The early morning was quiet as I sat in my chair with my Bible propped open on my lap. My thoughts, however, were not so quiet. As I scrolled through facebook before rolling out of bed, the many needs and struggles just overwhelmed me. We live in a world full of pain and struggles. There are young people battling cancer and other illnesses, people struggling in their relationships, financial stress, political unrest and arguing, racial and religious divisions, orphans in need of parents, slaves in need of being rescued, and disasters happening throughout the world.
Even this particular morning, I was headed to take my daughter to her dermatologist for a biopsy of skin lesions that they were concerned about. My anxiety was mounting- yes, I am a worrier and my 11 year old does not handle some medical situations very well! I needed to quiet my own thoughts so that I could help my daughter deal with hers. 

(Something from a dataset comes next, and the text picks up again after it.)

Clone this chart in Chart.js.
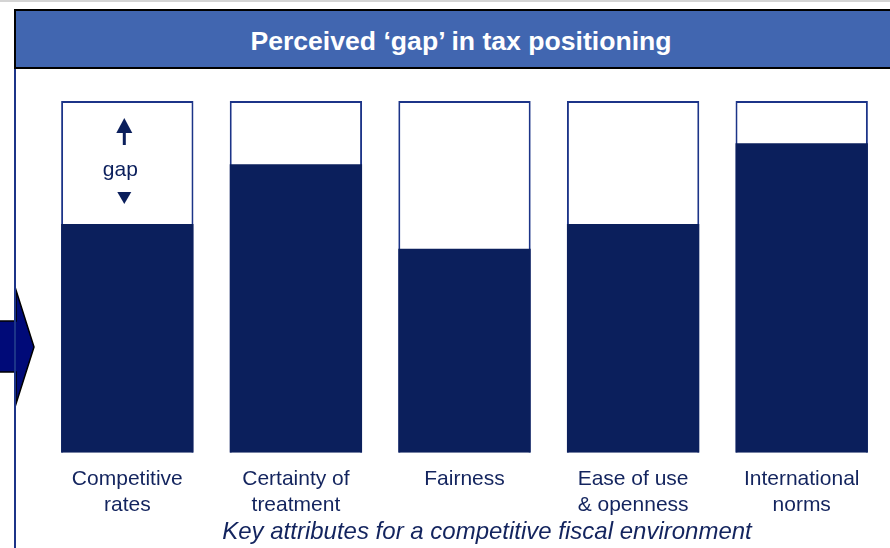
<!DOCTYPE html>
<html>
<head>
<meta charset="utf-8">
<script src="https://cdn.jsdelivr.net/npm/chart.js@4.4.1/dist/chart.umd.min.js"></script>
<style>
  html, body { margin: 0; padding: 0; background: #fff; overflow: hidden; }
  #wrap { position: relative; width: 890px; height: 548px; }
  #gapChart { position: absolute; left: 0; top: 0; }
  #topline { position: absolute; left: 0; top: 0; width: 890px; height: 2px; background: #d4d4d4; }
  #banner {
    position: absolute; left: 14px; top: 9px; width: 890px; height: 56px;
    background: #4166b0; border: 2px solid #000; border-right: none;
    color: #fff; font: bold 26.6px "Liberation Sans", Arial, sans-serif;
    line-height: 60px;
  }
  #banner span { position: absolute; left: 0; width: 890px; text-align: center; }
  #footer {
    position: absolute; left: 0; width: 974px; top: 517px; text-align: center;
    font: italic 24px "Liberation Sans", Arial, sans-serif; color: #13245e;
  }
</style>
</head>
<body>
<div id="wrap">
  <canvas id="gapChart" width="890" height="548"></canvas>
  <div id="topline"></div>
  <div id="banner"><span>Perceived ‘gap’ in tax positioning</span></div>
  <div id="footer">Key attributes for a competitive fiscal environment</div>
</div>
<script>
// values, scale 0..100 (100 = top of each box)
const attributes = [
    ['Competitive', 'rates'],
    ['Certainty of', 'treatment'],
    ['Fairness'],
    ['Ease of use', '& openness'],
    ['International', 'norms']
];
const positioning = [65, 82, 58, 65, 88];
const ceiling = [100, 100, 100, 100, 100];

const navy = '#0b1f5c';
const boxLine = '#1c3488';

// left border line, input arrow and the 'gap' marker on the first bar
const decor = {
    id: 'decor',
    afterDatasetsDraw(chart) {
        const c = chart.ctx;
        const y = chart.scales.y;
        c.save();

        c.beginPath();
        c.moveTo(-2, 321);
        c.lineTo(16, 321);
        c.lineTo(16, 290);
        c.lineTo(34, 347);
        c.lineTo(16, 404);
        c.lineTo(16, 372);
        c.lineTo(-2, 372);
        c.closePath();
        c.fillStyle = '#000a78';
        c.fill();
        c.lineWidth = 1.5;
        c.strokeStyle = '#000';
        c.stroke();

        c.fillStyle = boxLine;
        c.fillRect(14, 68, 2, 480);

        const bar = chart.getDatasetMeta(1).data[0];
        const top = y.getPixelForValue(ceiling[0]);
        const bot = y.getPixelForValue(positioning[0]);
        const cx = bar.x - 3;
        c.fillStyle = navy;
        c.beginPath();
        c.moveTo(cx, top + 17);
        c.lineTo(cx + 8, top + 32);
        c.lineTo(cx - 8, top + 32);
        c.closePath();
        c.fill();
        c.fillRect(cx - 1.5, top + 30, 3, 14);

        c.font = '21px "Liberation Sans", Arial, sans-serif';
        c.textAlign = 'center';
        c.textBaseline = 'middle';
        c.fillText('gap', cx - 4, top + 69);

        c.beginPath();
        c.moveTo(cx - 7, bot - 32);
        c.lineTo(cx + 7, bot - 32);
        c.lineTo(cx, bot - 20);
        c.closePath();
        c.fill();
        c.restore();
    }
};

new Chart(document.getElementById('gapChart'), {
    type: 'bar',
    data: {
        labels: attributes,
        datasets: [{
            label: 'Positioning',
            data: positioning,
            backgroundColor: navy,
            borderWidth: 0,
            order: 1
        }, {
            label: 'Box',
            data: ceiling,
            backgroundColor: '#ffffff',
            borderColor: boxLine,
            borderWidth: 2,
            order: 2
        }]
    },
    options: {
        responsive: false,
        animation: false,
        events: [],
        layout: {
            padding: { left: 43, right: 4, top: 101, bottom: 24 }
        },
        datasets: {
            bar: {
                grouped: false,
                barPercentage: 0.785,
                categoryPercentage: 1
            }
        },
        plugins: {
            legend: { display: false },
            tooltip: { enabled: false }
        },
        scales: {
            x: {
                grid: { display: false },
                border: { display: false },
                ticks: {
                    color: '#13245e',
                    padding: 6,
                    maxRotation: 0,
                    autoSkip: false,
                    font: { family: '"Liberation Sans", Arial, sans-serif', size: 21, lineHeight: 1.22 }
                }
            },
            y: {
                display: false,
                min: 0,
                max: 100
            }
        }
    },
    plugins: [decor]
});
</script>
</body>
</html>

My Bible was opened to Ecclesiastes where I had been reading lately. Now I was in chapter 11. I trudged through the verses. As I had been reading through Ecclesiastes, some of the teachings that had stood out to me were- 1) without God, nothing else matters 2) Nothing except Jesus Christ brings lasting satisfaction 3) God gives purpose to our lives 4) even though life does not always seem fair and we do not always understand things, our sovereign God has a plan. The verses that I was reading were more of the same until I reached verse 7. The words that I read as the sun rose on a new day were, "Light is sweet, and it is pleasant for the eyes to see the sun." On this particular morning those verses resonated in my soul and brought HOPE. It immediately brought me to the verse in John where Jesus says, "I am the light of the world" (John 8:12).
When I get focused on all the hurt and pain of this world, it overwhelms me. So many things are out of my control, and at times I feel crippled by fear and anxiety. When I focus on Jesus Christ, the Light of the world, it puts things in a different perspective. He came to earth to overcome the effects of sin and darkness. He won that victory!

Yes, here on earth we will endure pain and hardships, but we are equipped to handle the things that come our way through Christ. He brought hope and light to a world that was overcome with darkness, and we are given the gift of that hope today.

When we accept the light of Christ in our lives, we too become light (Matt. 5:14) and can offer hope to a world that desperately needs to see the love, light, and hope of Jesus Christ. Just as the sun lights up the horizon at sunrise or shines through the clouds after the rain, may we shine forth the light of Christ to offer hope to our world of darkness and storms.